Nieszpory cypryjskie

Jak na każdym chyba koncercie zespołu graindelavoix, tak i dziś można było odlecieć. Najciekawsze i najpiękniejsze koncerty Actus Humanus odbywają się w kościele św. Jakuba, który ma akustykę idealną do wykonywania muzyki średniowiecza.

Program dzisiejszy poświęcony był Cyprowi. Nie tylko bożonarodzeniowym motetom z przechowywanego w Turynie kodeksu przypisywanego cypryjskiemu kantorowi Jeanowi Hanelle (XV w.), ale też przeplecionej z nimi zupełnie innej muzyce, która zapewne rozbrzmiewała na tej wielojęzycznej wówczas wyspie.

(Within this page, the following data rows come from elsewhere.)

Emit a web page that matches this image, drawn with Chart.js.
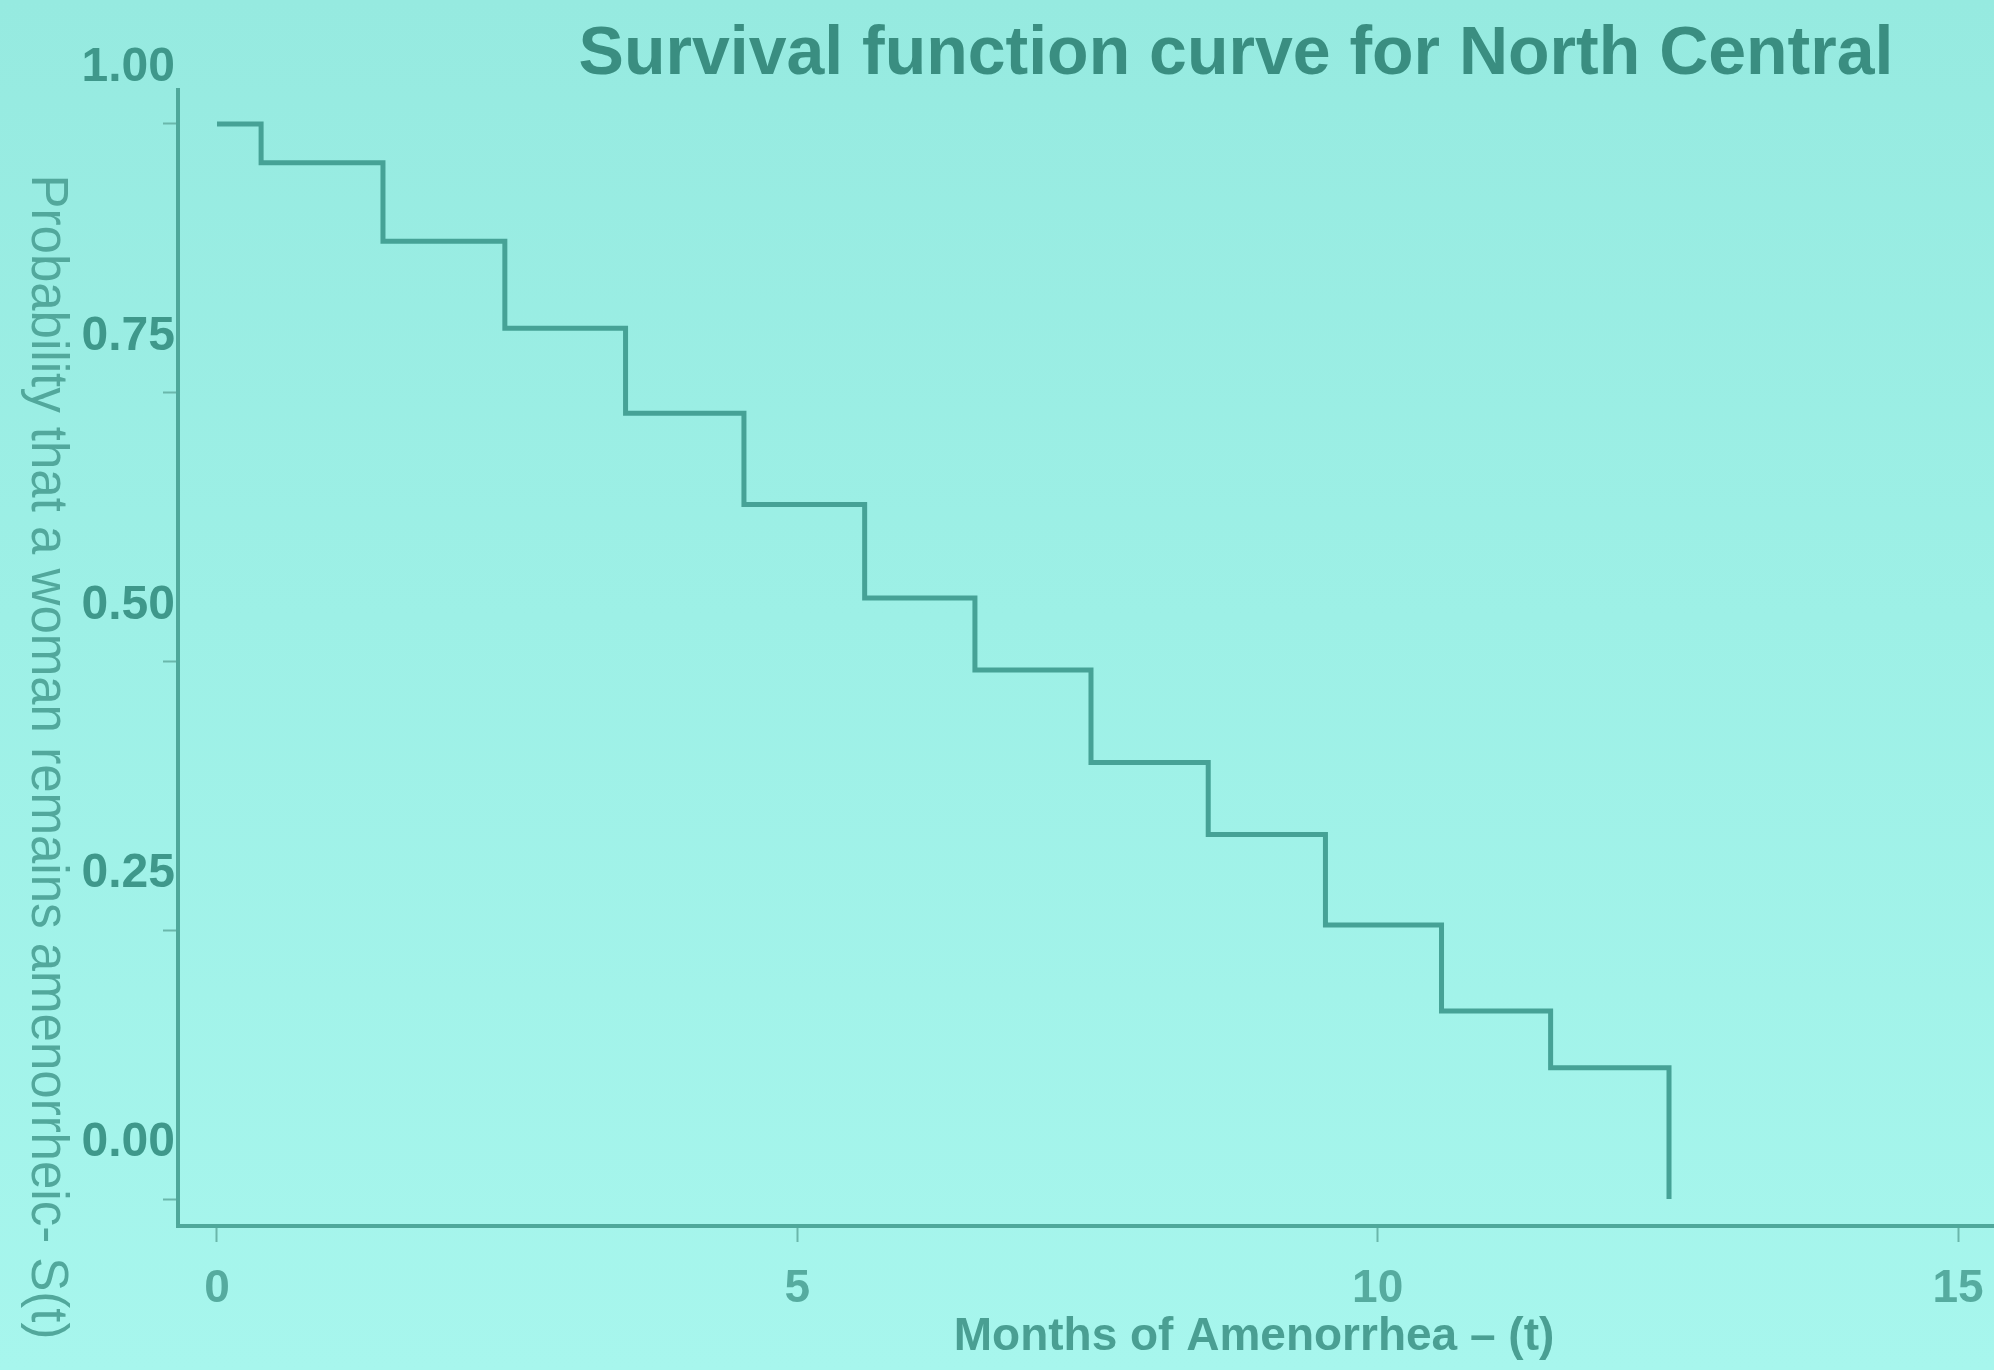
<!DOCTYPE html>
<html>
<head>
<meta charset="utf-8">
<script src="https://cdn.jsdelivr.net/npm/chart.js@4/dist/chart.umd.min.js"></script>
<style>
  html, body { margin: 0; padding: 0; overflow: hidden; }
  body { width: 1994px; height: 1370px; background: linear-gradient(to bottom, #96eae0 0%, #9df0e6 45%, #a7f6ed 100%); }
  #wrap { position: relative; width: 1994px; height: 1370px; }
</style>
</head>
<body>
<div id="wrap"><canvas id="c"></canvas></div>
<script>
// ---- data ----
const chartTitle = 'Survival function curve for North Central';
const xAxisTitle = 'Months of Amenorrhea \u2013 (t)';
const yAxisTitle = 'Probability that a woman remains amenorrheic- S(t)';
const stepTimes = [0, 0.38, 1.43, 2.48, 3.52, 4.54, 5.58, 6.53, 7.53, 8.54, 9.55, 10.55, 11.49, 12.51];
const survival  = [1.00, 0.964, 0.891, 0.810, 0.731, 0.646, 0.559, 0.492, 0.406, 0.339, 0.255, 0.175, 0.122, 0.0];
const xTicks = [0, 5, 10, 15];
const yTicks = [0, 0.25, 0.5, 0.75, 1];
const yTickLabels = ['0.00', '0.25', '0.50', '0.75', '1.00'];

const points = stepTimes.map((t, i) => ({ x: t, y: survival[i] }));

const lineColor = '#46a296';
const axisColor = '#4fa89b';

const textPlugin = {
  id: 'texts',
  afterDraw(chart) {
    const ctx = chart.ctx;
    ctx.save();
    // main title
    ctx.fillStyle = '#3a8e81';
    ctx.font = 'bold 68px "Liberation Sans", Arial, sans-serif';
    ctx.textAlign = 'center';
    ctx.textBaseline = 'alphabetic';
    ctx.fillText(chartTitle, 1236, 74);
    // x axis title
    ctx.fillStyle = '#4a9f93';
    ctx.font = 'bold 46px "Liberation Sans", Arial, sans-serif';
    ctx.fillText(xAxisTitle, 1254, 1350);
    // y axis title (reads top to bottom)
    ctx.translate(46, 757);
    ctx.rotate(Math.PI / 2);
    ctx.fillStyle = '#52a89c';
    ctx.font = '51px "Liberation Sans", Arial, sans-serif';
    ctx.textBaseline = 'middle';
    ctx.fillText(yAxisTitle, 0, 0);
    ctx.restore();
  }
};

new Chart(document.getElementById('c'), {
  type: 'scatter',
  data: {
    datasets: [{
      data: points,
      showLine: true,
      stepped: true,
      borderColor: lineColor,
      borderWidth: 5,
      pointRadius: 0,
      fill: false
    }]
  },
  options: {
    responsive: true,
    maintainAspectRatio: false,
    animation: false,
    layout: { padding: { top: 90, right: 0, left: 0, bottom: 0 } },
    plugins: { legend: { display: false }, tooltip: { enabled: false }, title: { display: false } },
    scales: {
      x: {
        type: 'linear',
        min: -0.336,
        max: 15.31,
        afterFit: (s) => { s.height = 144; s.paddingLeft = 0; s.paddingRight = 0; },
        afterBuildTicks: (s) => { s.ticks = xTicks.map(v => ({ value: v })); },
        border: { display: true, color: axisColor, width: 4 },
        grid: { drawOnChartArea: false, drawTicks: true, tickLength: 16, tickWidth: 2, tickColor: '#6ab7ab' },
        ticks: {
          color: '#56ab9f',
          font: { family: '"Liberation Sans", Arial, sans-serif', size: 46, weight: 'bold' },
          padding: 20,
          maxRotation: 0,
          callback: (v) => String(v)
        }
      },
      y: {
        type: 'linear',
        min: -0.0251,
        max: 1.0316,
        afterFit: (s) => { s.width = 178; s.paddingTop = 0; s.paddingBottom = 0; },
        afterBuildTicks: (s) => { s.ticks = yTicks.map(v => ({ value: v })); },
        border: { display: true, color: axisColor, width: 4 },
        grid: { drawOnChartArea: false, drawTicks: true, tickLength: 15, tickWidth: 2, tickColor: '#6ab7ab' },
        ticks: {
          color: '#3f988b',
          font: { family: '"Liberation Sans", Arial, sans-serif', size: 48, weight: 'bold' },
          padding: -12,
          labelOffset: -56,
          callback: (v) => yTickLabels[yTicks.indexOf(v)] ?? ''
        }
      }
    }
  },
  plugins: [textPlugin]
});
</script>
</body>
</html>
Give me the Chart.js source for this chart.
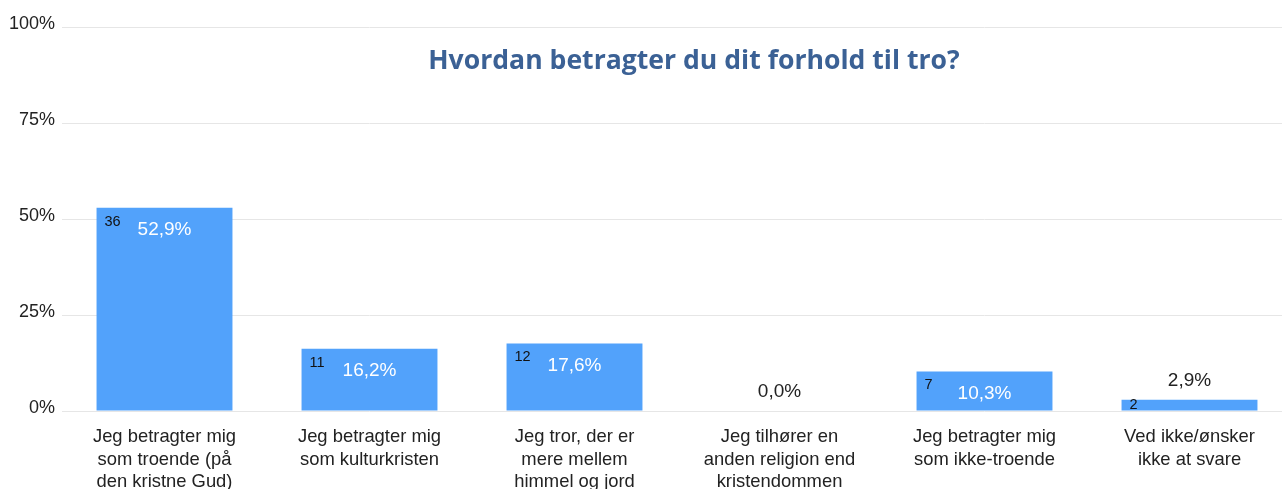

Poza łaciną zabrzmiał więc język arabski, w pierwszym utworze programu Arsala ‚ilah z tradycji maronitów (chrześcijan wywodzących się z Syrii) oraz w Alyawma youlado mina lbatoul z tradycji arabsko-bizantyńskiej. Solo śpiewał tu – jakże odpowiednio – Syryjczyk Razek François Bitar, obdarzony głosem kontratenorowym o przepięknej, ciepłej barwie (tutaj w zupełnie innym repertuarze). Ponadto zabrzmiała greka w trzech utworach z tradycji grecko-bizantyjskiej; tu solistą był z kolei baryton Adrian Sirbu, śpiewak prawosławny z Rumunii, który niegdyś śpiewał z nieodżałowanym Lykurgosem Angelopoulosem, a poza tym prowadzi własny zespół Byzantion. Te utwory z tak różnych tradycji łączyło towarzyszenie przez pozostałych członków zespołu tzw. burdonem, inaczej nutą pedałową, stałą lub zmieniającą się.

Motety z kodeksu Hanelle’a miały z grubsza tę samą formę: w pierwszej części, również z nutą pedałową w tle, rozbrzmiewała monodia, czyli jedna melodia śpiewana przez wszystkich unisono, w oktawach (był tym razem w składzie jeden głos żeński), a druga wybuchała nagle wielogłosem, który przypominał w harmoniach Mszę Notre-Dame Guillaume’a de Machaut. Ten wielogłos był bardzo szczególny, ponieważ śpiewany – jak to zwykle u graindelavoix bywa – bardzo zróżnicowanymi głosami. Każdy trzymał się swojej barwy, ale wszystko w jakiś niepojęty sposób łączyło się w spójną całość, choć początkowo mogło to sprawiać wrażenie rozrzucenia, tym bardziej, że te motety – także jak msza Machaut – napisane zostały tzw. techniką hoketową (melodia urywa się, jej dalszy ciąg podejmuje inny śpiewak, potem wraca itp.). Fascynujące było zwłaszcza śledzenie owych „wymijanek” kontratenora i sopranistki Anne-Kathryn Olsen, które – choć na tych samych wysokościach – prowadzone były różnymi barwami, ciemną śpiewaka i jasną śpiewaczki.

W ciągu trochę więcej niż roku graindelavoix był w Polsce trzy razy: we wrześniu zeszłego roku na Wratislavii, w maju br. na lubelskich Kodach i teraz tu. Kiedy znów przyjadą, nie wiadomo, ale przyjadą na pewno. Miło było zobaczyć trochę starej gwardii spotykanej niegdyś na festiwalach Pieśń Naszych Korzeni – przyjechali specjalnie na ten koncert. Bo graindelavoix ma (jeśli tak można powiedzieć) wyznawców, i nie można się temu dziwić.